If she wins on Tuesday, she will be, forever, the woman who shattered the highest, hardest glass ceiling.

A deep look at her record of her pursuit of power and interviews with people who have known her throughout her adult life suggest that the Hillary Clinton who sits at that cusp--the guarded 69-year-old woman Americans have watched so closely on this year's campaign trail--is a personality forged through a career-long collision with the constantly shifting set of gender-based expectations people have put on her. To get here, she has done for so many years so many versions of what she did on In Focus: adjust, compromise and concede where necessary, never letting pure ideology interfere with the progress her ambitions required.

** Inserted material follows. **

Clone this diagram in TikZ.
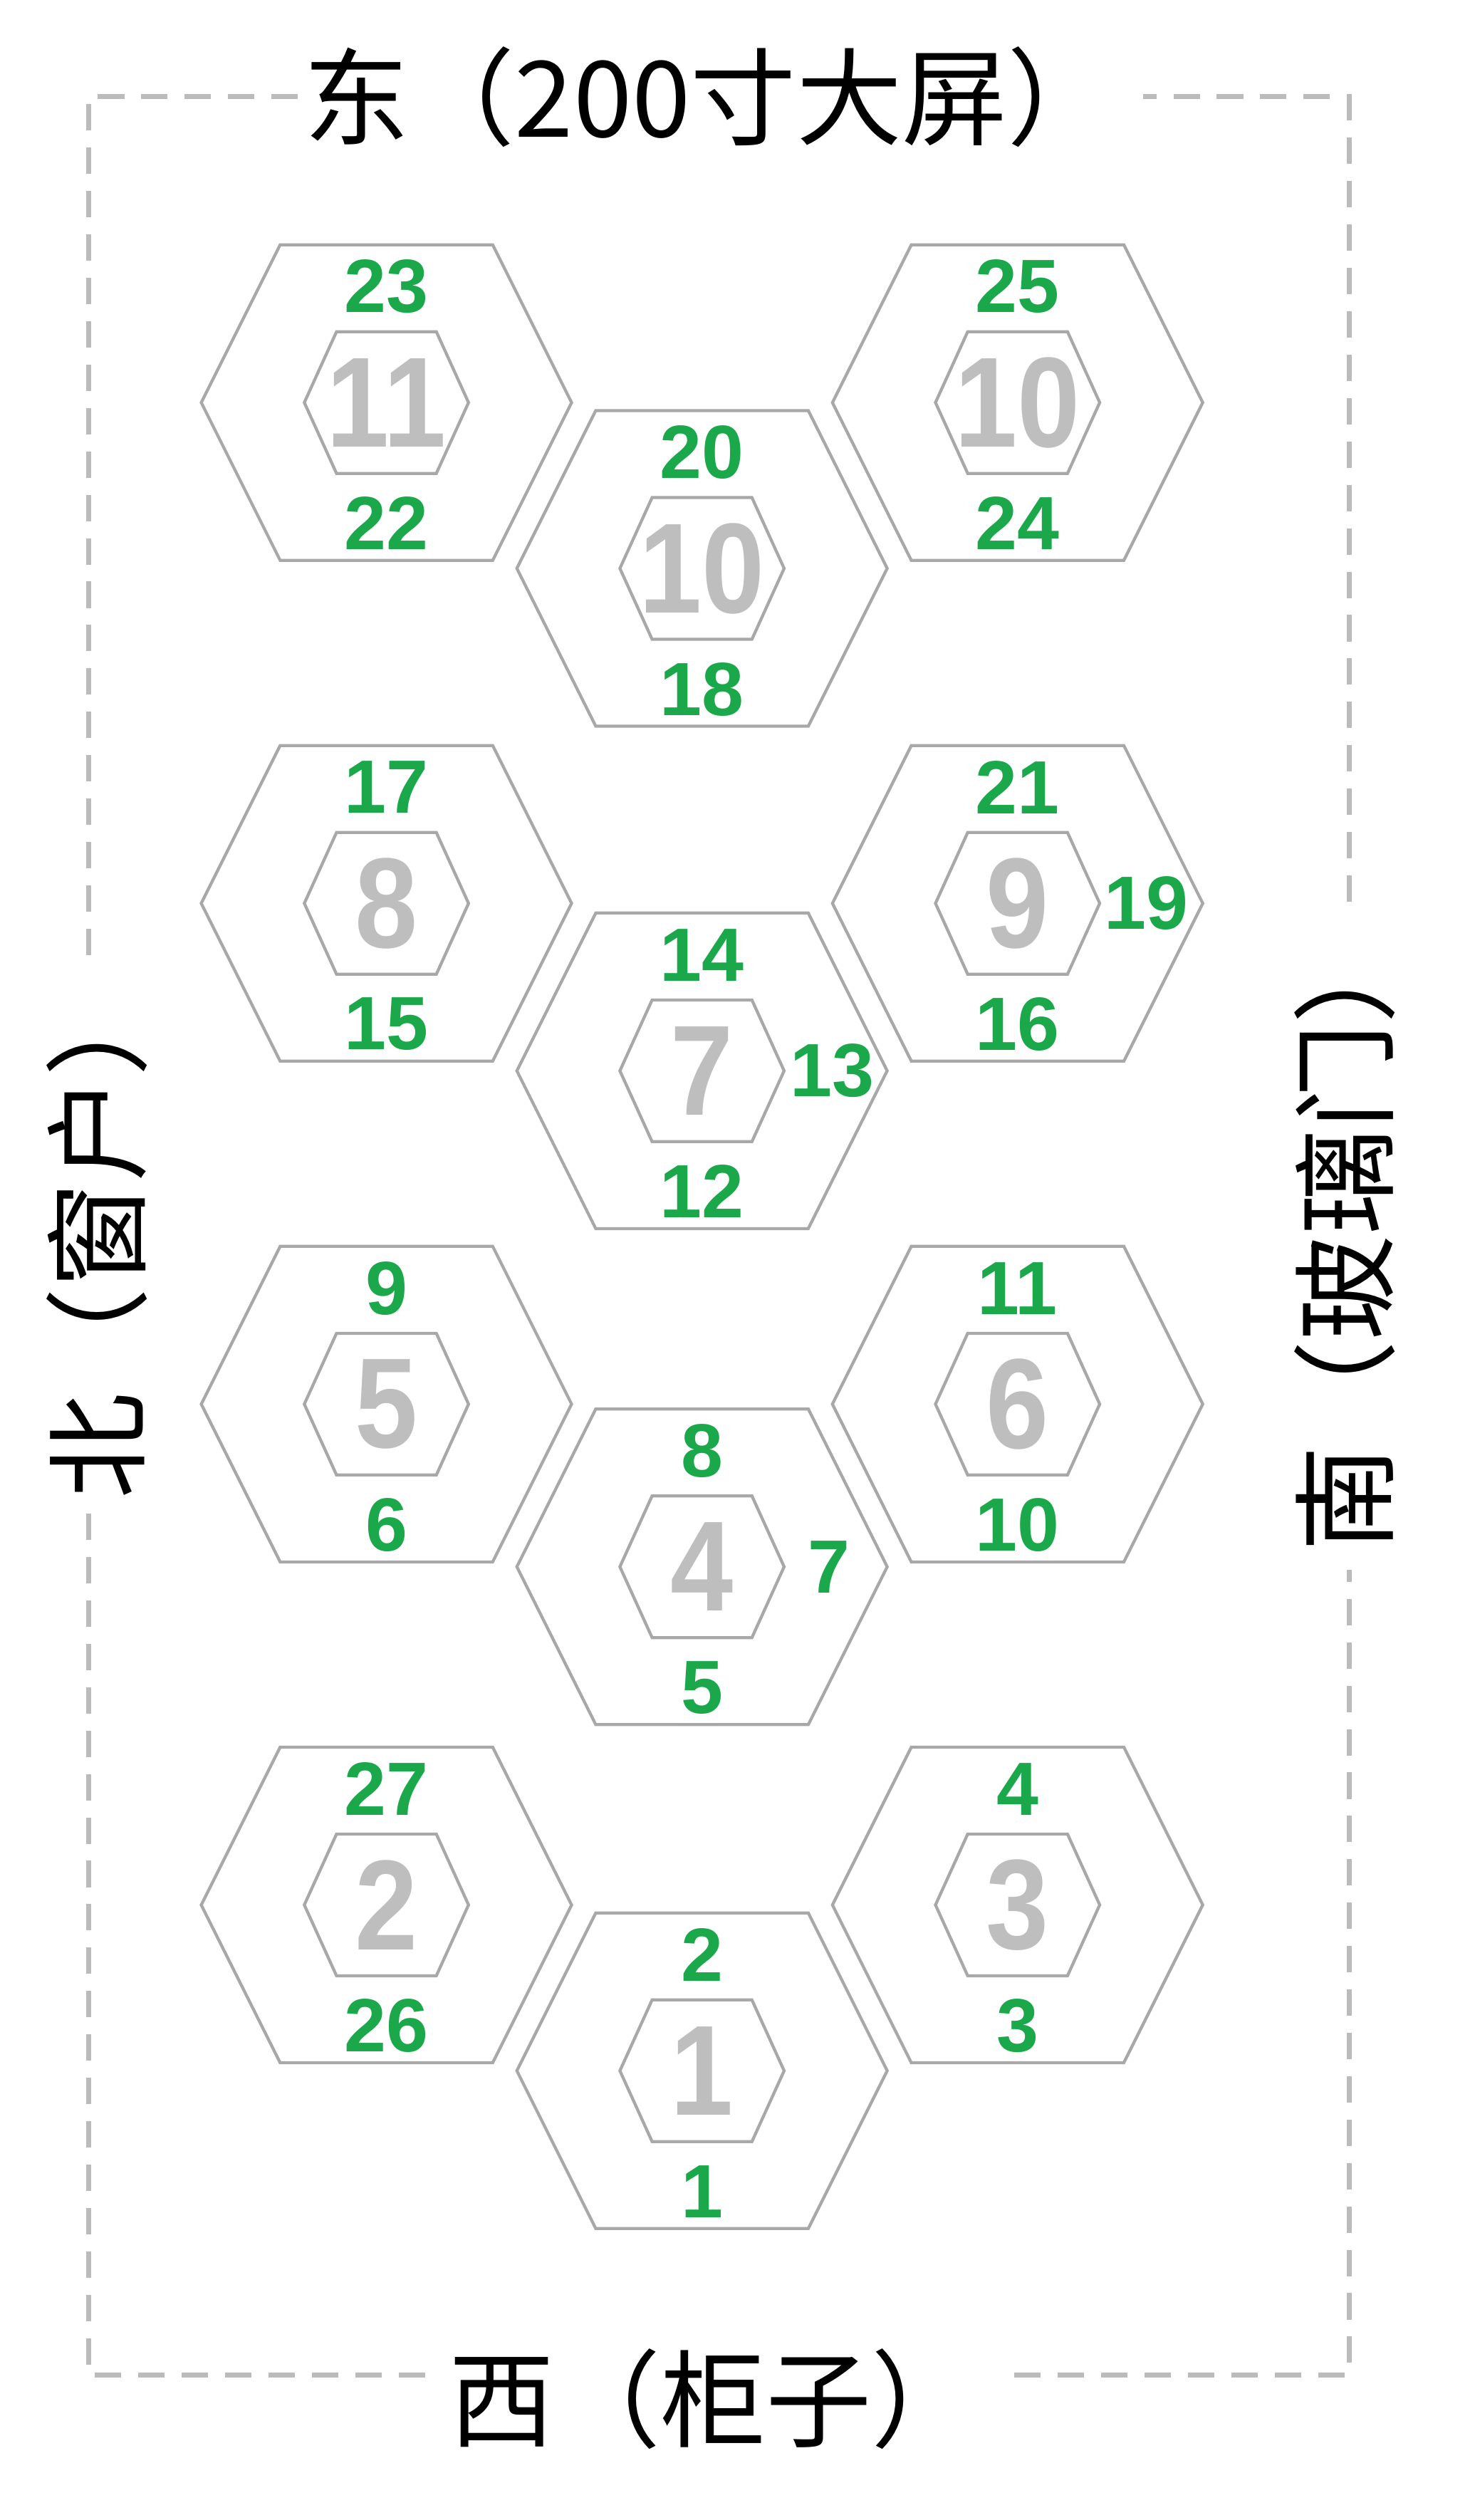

She has done what she needed to for her husband to win elections, then for her to do the same, making repeated course corrections along the way.


...just imagine the 29-year-old Hillary meeting the 69-year-old.  Building a political career in a conservative state and then a conservative country has moved her so far to the right she'd barely recognize herself.




MORE:
Inside Donald Trump's Last Stand: An Anxious Nominee Seeks Assurance (MAGGIE HABERMAN, ASHLEY PARKER, JEREMY W. PETERS and MICHAEL BARBARO, NOV. 6, 2016, NY Times)

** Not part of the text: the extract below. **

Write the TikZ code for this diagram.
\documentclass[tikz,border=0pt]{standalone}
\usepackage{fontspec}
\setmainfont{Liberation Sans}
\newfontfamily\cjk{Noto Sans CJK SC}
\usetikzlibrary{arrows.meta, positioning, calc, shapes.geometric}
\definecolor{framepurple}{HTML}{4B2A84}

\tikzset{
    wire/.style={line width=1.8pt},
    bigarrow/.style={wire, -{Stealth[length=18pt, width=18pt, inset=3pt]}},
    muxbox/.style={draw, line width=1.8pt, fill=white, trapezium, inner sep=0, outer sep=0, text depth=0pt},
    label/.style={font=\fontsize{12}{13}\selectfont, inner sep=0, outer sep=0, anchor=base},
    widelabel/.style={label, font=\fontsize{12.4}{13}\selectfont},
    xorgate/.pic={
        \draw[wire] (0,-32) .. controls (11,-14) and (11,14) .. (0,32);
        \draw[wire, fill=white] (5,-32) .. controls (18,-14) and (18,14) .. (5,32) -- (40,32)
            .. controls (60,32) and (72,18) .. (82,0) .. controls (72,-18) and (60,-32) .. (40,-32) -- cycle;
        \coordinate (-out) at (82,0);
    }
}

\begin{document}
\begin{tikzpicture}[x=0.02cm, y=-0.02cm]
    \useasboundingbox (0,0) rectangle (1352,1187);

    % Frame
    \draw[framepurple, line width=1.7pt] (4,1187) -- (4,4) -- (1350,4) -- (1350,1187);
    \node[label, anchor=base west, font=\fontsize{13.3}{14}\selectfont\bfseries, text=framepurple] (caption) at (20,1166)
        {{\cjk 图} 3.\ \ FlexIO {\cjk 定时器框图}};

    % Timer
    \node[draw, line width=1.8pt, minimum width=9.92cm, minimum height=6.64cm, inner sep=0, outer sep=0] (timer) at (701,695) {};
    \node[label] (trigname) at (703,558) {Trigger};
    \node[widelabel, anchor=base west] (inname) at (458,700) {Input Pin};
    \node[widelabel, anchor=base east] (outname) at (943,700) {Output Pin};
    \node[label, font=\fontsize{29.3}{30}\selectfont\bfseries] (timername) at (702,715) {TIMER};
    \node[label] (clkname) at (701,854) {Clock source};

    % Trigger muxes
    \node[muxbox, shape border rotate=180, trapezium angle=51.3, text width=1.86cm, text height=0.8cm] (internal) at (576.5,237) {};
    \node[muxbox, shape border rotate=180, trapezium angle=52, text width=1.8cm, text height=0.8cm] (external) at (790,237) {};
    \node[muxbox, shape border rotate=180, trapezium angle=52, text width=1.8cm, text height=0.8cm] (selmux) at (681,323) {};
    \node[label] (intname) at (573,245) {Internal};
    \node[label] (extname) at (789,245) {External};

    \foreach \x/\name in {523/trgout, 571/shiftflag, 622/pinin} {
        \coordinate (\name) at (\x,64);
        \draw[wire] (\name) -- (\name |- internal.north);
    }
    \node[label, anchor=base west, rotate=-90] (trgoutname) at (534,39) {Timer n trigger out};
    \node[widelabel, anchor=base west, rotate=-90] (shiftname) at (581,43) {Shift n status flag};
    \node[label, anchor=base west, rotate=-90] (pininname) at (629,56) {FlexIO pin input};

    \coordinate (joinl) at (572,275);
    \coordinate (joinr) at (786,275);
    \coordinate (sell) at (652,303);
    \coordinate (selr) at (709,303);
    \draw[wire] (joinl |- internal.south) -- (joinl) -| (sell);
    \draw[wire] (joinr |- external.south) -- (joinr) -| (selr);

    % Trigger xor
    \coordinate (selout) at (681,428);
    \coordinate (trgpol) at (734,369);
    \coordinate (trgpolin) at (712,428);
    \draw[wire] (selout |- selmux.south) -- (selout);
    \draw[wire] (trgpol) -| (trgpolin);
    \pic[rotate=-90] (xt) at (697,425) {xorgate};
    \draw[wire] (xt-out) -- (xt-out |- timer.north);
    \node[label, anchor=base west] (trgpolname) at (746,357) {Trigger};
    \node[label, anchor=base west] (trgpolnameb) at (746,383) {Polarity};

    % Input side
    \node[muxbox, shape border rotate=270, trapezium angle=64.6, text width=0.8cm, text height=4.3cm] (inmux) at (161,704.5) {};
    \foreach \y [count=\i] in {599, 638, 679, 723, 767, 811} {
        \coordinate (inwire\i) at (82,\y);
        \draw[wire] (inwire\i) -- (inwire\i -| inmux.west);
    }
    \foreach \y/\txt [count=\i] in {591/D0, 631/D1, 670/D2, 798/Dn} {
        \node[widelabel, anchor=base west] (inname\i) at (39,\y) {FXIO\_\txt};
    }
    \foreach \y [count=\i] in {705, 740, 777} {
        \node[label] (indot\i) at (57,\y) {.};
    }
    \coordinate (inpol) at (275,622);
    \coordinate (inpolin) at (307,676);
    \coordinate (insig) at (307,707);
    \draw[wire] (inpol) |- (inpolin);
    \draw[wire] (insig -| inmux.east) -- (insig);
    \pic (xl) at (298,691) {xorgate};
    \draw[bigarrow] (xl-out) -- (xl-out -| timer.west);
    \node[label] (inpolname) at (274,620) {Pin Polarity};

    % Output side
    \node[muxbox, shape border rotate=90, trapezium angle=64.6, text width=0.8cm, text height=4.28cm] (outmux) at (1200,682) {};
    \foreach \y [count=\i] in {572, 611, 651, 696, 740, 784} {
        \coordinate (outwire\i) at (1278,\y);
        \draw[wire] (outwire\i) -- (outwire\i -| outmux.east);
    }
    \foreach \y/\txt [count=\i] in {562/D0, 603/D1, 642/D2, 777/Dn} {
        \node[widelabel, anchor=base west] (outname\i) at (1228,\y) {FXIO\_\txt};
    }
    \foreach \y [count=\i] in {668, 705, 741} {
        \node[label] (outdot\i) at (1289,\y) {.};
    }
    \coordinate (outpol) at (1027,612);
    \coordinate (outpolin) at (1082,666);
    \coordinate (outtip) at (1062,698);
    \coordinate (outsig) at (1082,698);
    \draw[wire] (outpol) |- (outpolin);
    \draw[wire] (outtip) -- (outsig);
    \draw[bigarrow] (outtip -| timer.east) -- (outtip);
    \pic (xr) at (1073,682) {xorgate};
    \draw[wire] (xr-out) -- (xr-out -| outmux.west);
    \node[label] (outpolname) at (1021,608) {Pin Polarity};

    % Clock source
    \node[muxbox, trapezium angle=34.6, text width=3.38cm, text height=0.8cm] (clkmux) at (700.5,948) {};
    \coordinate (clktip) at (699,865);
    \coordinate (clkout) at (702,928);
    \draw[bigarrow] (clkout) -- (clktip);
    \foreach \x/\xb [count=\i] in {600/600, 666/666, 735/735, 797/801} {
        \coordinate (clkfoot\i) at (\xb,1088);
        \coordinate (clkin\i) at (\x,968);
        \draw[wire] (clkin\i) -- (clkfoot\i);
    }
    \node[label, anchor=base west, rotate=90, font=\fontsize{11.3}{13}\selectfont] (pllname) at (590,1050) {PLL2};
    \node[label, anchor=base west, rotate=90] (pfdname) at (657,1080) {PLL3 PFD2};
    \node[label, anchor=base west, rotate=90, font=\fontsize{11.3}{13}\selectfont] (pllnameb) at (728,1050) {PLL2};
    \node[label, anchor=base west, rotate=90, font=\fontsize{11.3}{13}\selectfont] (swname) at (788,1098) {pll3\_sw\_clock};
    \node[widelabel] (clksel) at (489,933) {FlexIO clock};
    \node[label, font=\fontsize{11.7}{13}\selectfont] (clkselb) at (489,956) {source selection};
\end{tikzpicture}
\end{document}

In the final days of the presidential campaign, Mr. Trump's candidacy is a jarring split screen: the choreographed show of calm and confidence orchestrated by his staff, and the neediness and vulnerability of a once-boastful candidate now uncertain of victory.

On the surface, there is the semblance of stability that is robbing Hillary Clinton of her most potent weapon: Mr. Trump's self-sabotaging eruptions, which have repeatedly undermined his candidacy. Underneath that veneer, turbulence still reigns, making it difficult for him to overcome all of the obstacles blocking his path to the White House.

The contrasts pervade his campaign. Aides to Mr. Trump have finally wrested away the Twitter account that he used to colorfully -- and often counterproductively -- savage his rivals. But offline, Mr. Trump still privately muses about all of the ways he will punish his enemies after Election Day, including a threat to fund a "super PAC" with vengeance as its core mission.

His polished older daughter, Ivanka, sat for a commercial intended to appeal to suburban women who have recoiled from her father's incendiary language. But she discouraged the campaign from promoting the ad in news releases, fearing that her high-profile association with the campaign would damage the businesses that bear her name.

Mr. Trump's campaign is no longer making headlines with embarrassing staff shake-ups. But that has left him with a band of squabbling and unfireable advisers, with confusing roles and an inability to sign off on basic tasks. A plan to encourage early voting in Florida went unapproved for weeks.

The result is chaotic. Advisers cut loose from the campaign months ago, like Corey Lewandowski, still talk to the candidate frequently, offering advice that sometimes clashes with that of the current leadership team. Mr. Trump, who does not use a computer, rails against the campaign's expenditure of tens of millions on digital ads, skeptical that spots he never sees could have any effect.

Not even staff members who volunteer to be dismissed are let go. The senior communications adviser, Jason Miller, offered to resign after he was spotted at a Las Vegas strip club the night before the final presidential debate. The offer was rejected.

This inside account of the Trump campaign's final stretch is based on interviews with dozens of aides, operatives, supporters and advisers, many of whom were granted anonymity to describe moments and conversations that were intended to be confidential.